**Short problem**
Take the lines from the head of the listing through the one bearing "18.2, 18.4, 18.55, 18.7, 18.95, 19.6, 19.85]" and copy them exactly, leaving every picture out.
+---+
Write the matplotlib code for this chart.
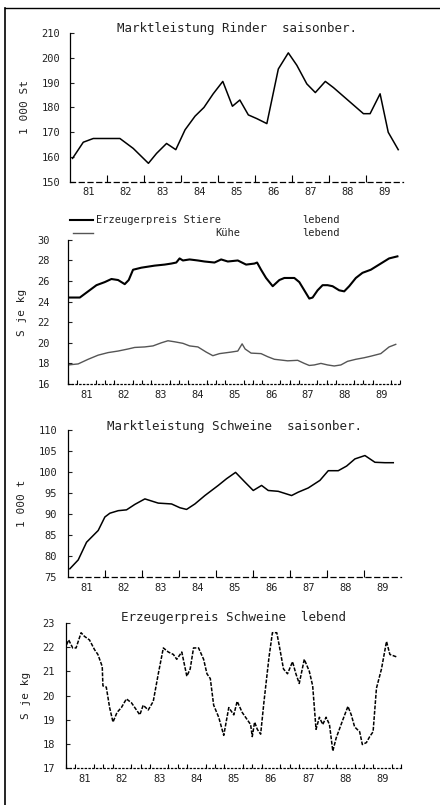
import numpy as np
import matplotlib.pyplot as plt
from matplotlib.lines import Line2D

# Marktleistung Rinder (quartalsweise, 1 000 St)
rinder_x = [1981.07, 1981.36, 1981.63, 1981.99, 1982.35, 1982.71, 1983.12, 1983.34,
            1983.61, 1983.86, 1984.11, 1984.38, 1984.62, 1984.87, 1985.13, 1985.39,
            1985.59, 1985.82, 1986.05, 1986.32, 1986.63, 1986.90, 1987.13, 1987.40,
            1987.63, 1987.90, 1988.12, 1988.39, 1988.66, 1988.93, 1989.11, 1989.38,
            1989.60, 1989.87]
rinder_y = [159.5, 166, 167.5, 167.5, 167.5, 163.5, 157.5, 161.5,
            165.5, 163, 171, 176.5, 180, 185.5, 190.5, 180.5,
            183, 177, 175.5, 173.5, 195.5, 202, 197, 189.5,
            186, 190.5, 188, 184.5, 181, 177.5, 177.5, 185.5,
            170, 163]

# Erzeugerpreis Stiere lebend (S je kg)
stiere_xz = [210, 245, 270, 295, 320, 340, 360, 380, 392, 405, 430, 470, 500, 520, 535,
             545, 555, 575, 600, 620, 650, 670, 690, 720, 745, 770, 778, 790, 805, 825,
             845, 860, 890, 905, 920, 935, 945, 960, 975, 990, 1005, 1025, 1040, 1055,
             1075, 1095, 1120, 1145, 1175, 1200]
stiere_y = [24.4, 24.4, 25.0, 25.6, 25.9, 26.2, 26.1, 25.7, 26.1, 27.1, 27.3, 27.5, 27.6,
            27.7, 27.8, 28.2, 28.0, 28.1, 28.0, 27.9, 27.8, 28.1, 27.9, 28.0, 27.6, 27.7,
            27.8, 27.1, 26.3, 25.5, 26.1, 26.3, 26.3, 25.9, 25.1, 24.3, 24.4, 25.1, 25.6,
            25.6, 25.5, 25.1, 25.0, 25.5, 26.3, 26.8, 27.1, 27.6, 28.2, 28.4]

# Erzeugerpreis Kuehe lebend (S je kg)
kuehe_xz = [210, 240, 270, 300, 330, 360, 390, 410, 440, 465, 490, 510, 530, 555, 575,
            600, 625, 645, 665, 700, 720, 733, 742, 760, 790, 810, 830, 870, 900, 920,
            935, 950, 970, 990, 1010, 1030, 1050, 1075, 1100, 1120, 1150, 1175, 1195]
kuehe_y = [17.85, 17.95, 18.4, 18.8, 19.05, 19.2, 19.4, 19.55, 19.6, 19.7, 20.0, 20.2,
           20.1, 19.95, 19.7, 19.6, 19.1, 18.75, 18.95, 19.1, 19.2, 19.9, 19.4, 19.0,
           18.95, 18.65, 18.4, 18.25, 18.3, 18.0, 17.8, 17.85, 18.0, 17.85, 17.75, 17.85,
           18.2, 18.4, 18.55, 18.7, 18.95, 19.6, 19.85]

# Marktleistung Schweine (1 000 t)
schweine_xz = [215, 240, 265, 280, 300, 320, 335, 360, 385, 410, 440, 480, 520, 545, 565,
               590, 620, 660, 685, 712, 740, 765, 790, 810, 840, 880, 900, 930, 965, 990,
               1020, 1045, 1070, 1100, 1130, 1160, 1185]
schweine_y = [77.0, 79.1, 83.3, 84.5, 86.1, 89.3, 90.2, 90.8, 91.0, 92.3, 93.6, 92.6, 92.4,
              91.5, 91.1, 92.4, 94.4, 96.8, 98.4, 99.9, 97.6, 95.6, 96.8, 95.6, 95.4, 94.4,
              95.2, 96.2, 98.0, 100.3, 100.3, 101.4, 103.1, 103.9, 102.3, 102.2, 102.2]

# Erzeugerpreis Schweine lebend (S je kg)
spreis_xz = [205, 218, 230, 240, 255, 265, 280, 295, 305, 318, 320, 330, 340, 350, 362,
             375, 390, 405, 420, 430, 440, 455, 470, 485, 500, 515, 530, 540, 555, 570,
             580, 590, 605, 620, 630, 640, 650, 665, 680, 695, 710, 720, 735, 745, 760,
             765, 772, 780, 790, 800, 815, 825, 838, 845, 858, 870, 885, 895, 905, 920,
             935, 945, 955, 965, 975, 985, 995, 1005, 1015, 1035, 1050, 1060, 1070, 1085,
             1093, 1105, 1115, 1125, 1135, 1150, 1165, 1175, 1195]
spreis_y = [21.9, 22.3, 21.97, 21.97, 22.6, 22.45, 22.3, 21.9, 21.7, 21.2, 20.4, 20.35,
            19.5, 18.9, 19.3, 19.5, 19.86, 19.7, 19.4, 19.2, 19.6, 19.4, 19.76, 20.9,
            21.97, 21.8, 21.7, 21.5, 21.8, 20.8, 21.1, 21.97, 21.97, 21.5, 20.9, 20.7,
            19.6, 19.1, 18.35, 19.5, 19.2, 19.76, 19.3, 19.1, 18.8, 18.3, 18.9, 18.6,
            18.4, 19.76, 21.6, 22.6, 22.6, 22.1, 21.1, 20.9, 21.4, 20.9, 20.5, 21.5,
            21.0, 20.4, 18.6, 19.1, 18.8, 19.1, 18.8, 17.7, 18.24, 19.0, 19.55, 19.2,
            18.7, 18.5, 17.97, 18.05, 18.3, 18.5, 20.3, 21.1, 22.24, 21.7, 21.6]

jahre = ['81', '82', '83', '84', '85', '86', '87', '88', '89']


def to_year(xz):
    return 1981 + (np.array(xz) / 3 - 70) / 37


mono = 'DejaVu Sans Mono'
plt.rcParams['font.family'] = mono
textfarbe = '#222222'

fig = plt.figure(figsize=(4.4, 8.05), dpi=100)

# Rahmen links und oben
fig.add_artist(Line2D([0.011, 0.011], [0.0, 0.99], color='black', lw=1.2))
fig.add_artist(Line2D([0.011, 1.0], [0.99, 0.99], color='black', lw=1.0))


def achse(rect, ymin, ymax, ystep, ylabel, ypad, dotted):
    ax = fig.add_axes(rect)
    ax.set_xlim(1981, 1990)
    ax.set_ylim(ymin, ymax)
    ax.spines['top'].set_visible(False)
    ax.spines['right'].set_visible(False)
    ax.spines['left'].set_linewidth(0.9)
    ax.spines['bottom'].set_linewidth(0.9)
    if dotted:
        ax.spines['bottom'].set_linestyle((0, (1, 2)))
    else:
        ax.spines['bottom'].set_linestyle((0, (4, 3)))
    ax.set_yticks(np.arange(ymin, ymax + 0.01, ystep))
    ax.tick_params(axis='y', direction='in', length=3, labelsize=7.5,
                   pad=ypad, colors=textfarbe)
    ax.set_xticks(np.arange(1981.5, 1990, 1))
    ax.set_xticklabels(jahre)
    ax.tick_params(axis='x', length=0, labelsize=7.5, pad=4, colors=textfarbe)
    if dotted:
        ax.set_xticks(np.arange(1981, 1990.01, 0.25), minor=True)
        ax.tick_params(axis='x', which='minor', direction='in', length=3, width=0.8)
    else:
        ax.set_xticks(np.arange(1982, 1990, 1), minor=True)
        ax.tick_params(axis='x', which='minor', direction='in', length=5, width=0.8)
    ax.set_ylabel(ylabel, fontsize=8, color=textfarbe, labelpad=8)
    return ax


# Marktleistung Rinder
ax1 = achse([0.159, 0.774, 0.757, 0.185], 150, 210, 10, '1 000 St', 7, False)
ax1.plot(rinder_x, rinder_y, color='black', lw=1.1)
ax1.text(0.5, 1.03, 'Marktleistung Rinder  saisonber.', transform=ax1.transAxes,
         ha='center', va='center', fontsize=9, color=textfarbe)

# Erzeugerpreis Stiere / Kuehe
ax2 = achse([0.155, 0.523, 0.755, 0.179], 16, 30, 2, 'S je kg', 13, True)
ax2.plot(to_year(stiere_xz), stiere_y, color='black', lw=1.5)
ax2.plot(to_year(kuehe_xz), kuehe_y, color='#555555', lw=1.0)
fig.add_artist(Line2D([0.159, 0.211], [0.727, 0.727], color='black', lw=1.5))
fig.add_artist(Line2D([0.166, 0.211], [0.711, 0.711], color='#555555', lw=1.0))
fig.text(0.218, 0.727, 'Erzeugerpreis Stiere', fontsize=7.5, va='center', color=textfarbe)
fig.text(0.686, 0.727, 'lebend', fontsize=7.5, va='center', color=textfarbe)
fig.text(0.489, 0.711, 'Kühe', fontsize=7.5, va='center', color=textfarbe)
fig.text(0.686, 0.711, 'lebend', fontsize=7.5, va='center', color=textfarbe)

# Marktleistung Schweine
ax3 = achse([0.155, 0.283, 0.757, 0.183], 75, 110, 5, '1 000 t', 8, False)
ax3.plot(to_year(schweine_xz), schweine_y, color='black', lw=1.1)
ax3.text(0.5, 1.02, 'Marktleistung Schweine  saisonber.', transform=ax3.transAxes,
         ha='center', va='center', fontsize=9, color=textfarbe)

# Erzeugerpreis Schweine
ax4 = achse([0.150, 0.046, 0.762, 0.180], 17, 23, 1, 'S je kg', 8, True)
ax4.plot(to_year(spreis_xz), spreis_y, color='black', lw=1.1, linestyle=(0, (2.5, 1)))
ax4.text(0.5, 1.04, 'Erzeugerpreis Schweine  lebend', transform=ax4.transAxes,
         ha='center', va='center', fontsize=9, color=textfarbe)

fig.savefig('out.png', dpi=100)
+---+
**The completed task**
Write the matplotlib code for this chart.
import numpy as np
import matplotlib.pyplot as plt
from matplotlib.lines import Line2D

# Marktleistung Rinder (quartalsweise, 1 000 St)
rinder_x = [1981.07, 1981.36, 1981.63, 1981.99, 1982.35, 1982.71, 1983.12, 1983.34,
            1983.61, 1983.86, 1984.11, 1984.38, 1984.62, 1984.87, 1985.13, 1985.39,
            1985.59, 1985.82, 1986.05, 1986.32, 1986.63, 1986.90, 1987.13, 1987.40,
            1987.63, 1987.90, 1988.12, 1988.39, 1988.66, 1988.93, 1989.11, 1989.38,
            1989.60, 1989.87]
rinder_y = [159.5, 166, 167.5, 167.5, 167.5, 163.5, 157.5, 161.5,
            165.5, 163, 171, 176.5, 180, 185.5, 190.5, 180.5,
            183, 177, 175.5, 173.5, 195.5, 202, 197, 189.5,
            186, 190.5, 188, 184.5, 181, 177.5, 177.5, 185.5,
            170, 163]

# Erzeugerpreis Stiere lebend (S je kg)
stiere_xz = [210, 245, 270, 295, 320, 340, 360, 380, 392, 405, 430, 470, 500, 520, 535,
             545, 555, 575, 600, 620, 650, 670, 690, 720, 745, 770, 778, 790, 805, 825,
             845, 860, 890, 905, 920, 935, 945, 960, 975, 990, 1005, 1025, 1040, 1055,
             1075, 1095, 1120, 1145, 1175, 1200]
stiere_y = [24.4, 24.4, 25.0, 25.6, 25.9, 26.2, 26.1, 25.7, 26.1, 27.1, 27.3, 27.5, 27.6,
            27.7, 27.8, 28.2, 28.0, 28.1, 28.0, 27.9, 27.8, 28.1, 27.9, 28.0, 27.6, 27.7,
            27.8, 27.1, 26.3, 25.5, 26.1, 26.3, 26.3, 25.9, 25.1, 24.3, 24.4, 25.1, 25.6,
            25.6, 25.5, 25.1, 25.0, 25.5, 26.3, 26.8, 27.1, 27.6, 28.2, 28.4]

# Erzeugerpreis Kuehe lebend (S je kg)
kuehe_xz = [210, 240, 270, 300, 330, 360, 390, 410, 440, 465, 490, 510, 530, 555, 575,
            600, 625, 645, 665, 700, 720, 733, 742, 760, 790, 810, 830, 870, 900, 920,
            935, 950, 970, 990, 1010, 1030, 1050, 1075, 1100, 1120, 1150, 1175, 1195]
kuehe_y = [17.85, 17.95, 18.4, 18.8, 19.05, 19.2, 19.4, 19.55, 19.6, 19.7, 20.0, 20.2,
           20.1, 19.95, 19.7, 19.6, 19.1, 18.75, 18.95, 19.1, 19.2, 19.9, 19.4, 19.0,
           18.95, 18.65, 18.4, 18.25, 18.3, 18.0, 17.8, 17.85, 18.0, 17.85, 17.75, 17.85,
           18.2, 18.4, 18.55, 18.7, 18.95, 19.6, 19.85]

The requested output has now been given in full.